Sadly, macOS Tahoe also gets the clown-shoe-assed window corners. Sometimes, anyway. There are at least three sizes of border radius in play on macOS 26. 2 Most of Apple’s apps (Safari, Mail, Music, etc.) have the new huge corners. Apps that haven’t been updated for Tahoe have the same radius as they did in macOS 15 (Photoshop and Panic’s Nova are two I still see). There’s also a middle-ground for apps like Apple’s Terminal app and the current version of Visual Studio Code. In practice, the size of a window’s corner feels almost random.

On top of that, Tahoe’s massive corners are poorly implemented. Scrollbars slide awkwardly under them and you’re more likely to be able to resize an app if you click outside its window. It’s almost like they’re a purely visual change that doesn’t alter how windows function.

The other thing I find ugly is the new tab interface. Here’s a screenshot of tabs in Finder from macOS 15, and here’s one from macOS 26. In macOS 15, there’s an actual tab metaphor happening, though it’s a bit stretched. The active tab is attached to part of the UI, so it’s clear what’s being indicated. In macOS 26, the tab is a bright pill in a channel that’s attached to nothing. I don’t think anyone will be stumped by this, but it’s not really a “tab” anymore.

An argument I’ve heard in praise of Liquid Glass: at least it’s not flat. I get this, and I do appreciate buttons looking more button-ish in places, but I have to push back. Liquid Glass makes things more button-like only when there’s, say, 1–2 items in a Liquid Glass container. The things you press are still flat. To demonstrate this, try opening up Safari on macOS 26. Right-click the top of the app and choose “Customize Toolbar…”. You can then drag over a dozen items into the same Liquid Glass blob. Now it’s just a bunch of flat icons hanging out in a weird soup.

But no sane app developer is going to do that. It’s weird that you can do it as a user, but it’s not so bad. The real point of contention I have with the “less flat” argument is that most of the default OS widgets have been run over with a steamroller. Check out this screenshot of the TV app in macOS 15. Compare it to the same screen on macOS 26. Everything’s flatter and lower contrast.

I also think Liquid Glass is overused on the Mac. In places, UI elements are allowed to become smears of unreadable bullshit. I assumed this sort of thing was a bug at first, but it’s been constant through many beta versions and three point-releases. Either someone thinks it’s fine, or they haven’t gotten to it yet. Similarly, Nikita Prokopov recently wrote a great overview of the icons that now litter Tahoe’s menus. Prokopov’s piece does an excellent job explaining how wrongheaded this idea is.
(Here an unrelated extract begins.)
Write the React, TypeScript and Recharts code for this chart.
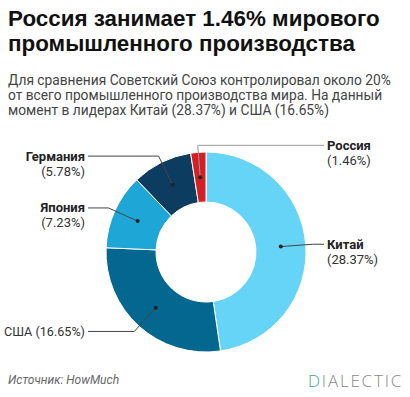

I’m sure there are people reading this and shaking their heads. Maybe I’m just an old grump who doesn’t want to get with the times. Could be! But, these complaints aside, I don’t hate the Liquid Glass effect. In fact, I really enjoy it on iPhone lock screen. Pulling the lock screen down from the top of the display looks great! In tinted mode, I appreciate the subtle effect content has on Liquid Glass blobs (as long as they’re not randomly changing colour or size as I scroll). I think there’s an interesting idea here, but I also think the details need a lot of addressing.

I’ve written about it before, but probably the angriest I’ve been while watching an Apple keynote was during last year’s iPhone event. The event started with a quote from Steve Jobs: “Design is not just what it looks and feels like. Design is how it works.” I really like that quote and I feel it was being grossly misused by someone who didn’t understand it.

For whatever reason, the rounded corners are the most galling example of this to me. Apple themselves have smaller corners on some of their apps, and they seem OK with non-updated apps having yet another corner size. As described above, the larger corners on Tahoe seem poorly implemented. Even iPadOS needs to special-case corners as they go full screen. These are all perfect examples of “how it looks” interacting poorly with “how it works”. In other words: someone thought it looked pretty, so now we’re shoehorning it in.

It’s heavily implied in that keynote video that the corners in software match the corners in hardware, but this is bullshit. My iPhone Pro and iPad Pro do indeed have the same corner radius. But you know what radii don’t match up?

  • My iPhone and my Studio Display.
  • My iPhone and my Mac Studio.
  • My iPhone and the stupid corners on Tahoe windows!

That’s right, the window corners on Tahoe and iPadOS have a much smaller radius than the iPhone’s. 3 I checked this on my Studio Display (running at native resolution) and on my iPad Pro.

Anyway, look: I get that the reason for a UI change can be “because it was time for a change”. My hope is that the Liquid Glass UI will be refined over time and that most or all of these issues will addressed. I know a lot of well-meaning people worked hard on this stuff. I also don’t think this design is unusably bad, and it’s definitely not unfixable… but I do think there’s a long way to go. 4


  1. This is under Settings -> Apps -> Safari -> “Hide Tab Bar While Scrolling” (under the “Tabs” section). As I was reminded this holiday season, Settings search is effectively useless

  2. Rui Carmo says he can count five different corner radii. I’m not sure what the other two are, though. 

  3. Please, Apple, do not take this as an invitation to make the windows any more round. 

  4. I was recently pointed to a Game Developers Conference video about Destiny 2. In it, the lead UI designer walked through the process of building out the game’s interface. Just before launch, the team became obsessed with an interesting idea. This idea had fundamental flaws, but the idea was interesting enough that they looked past them. Instead of taking a step back, the team ended up honing the flawed design almost to the point of shipping. Then, at the last minute, they realized their mistake and were able to ship something wonderful. Not sure why I thought of that just now.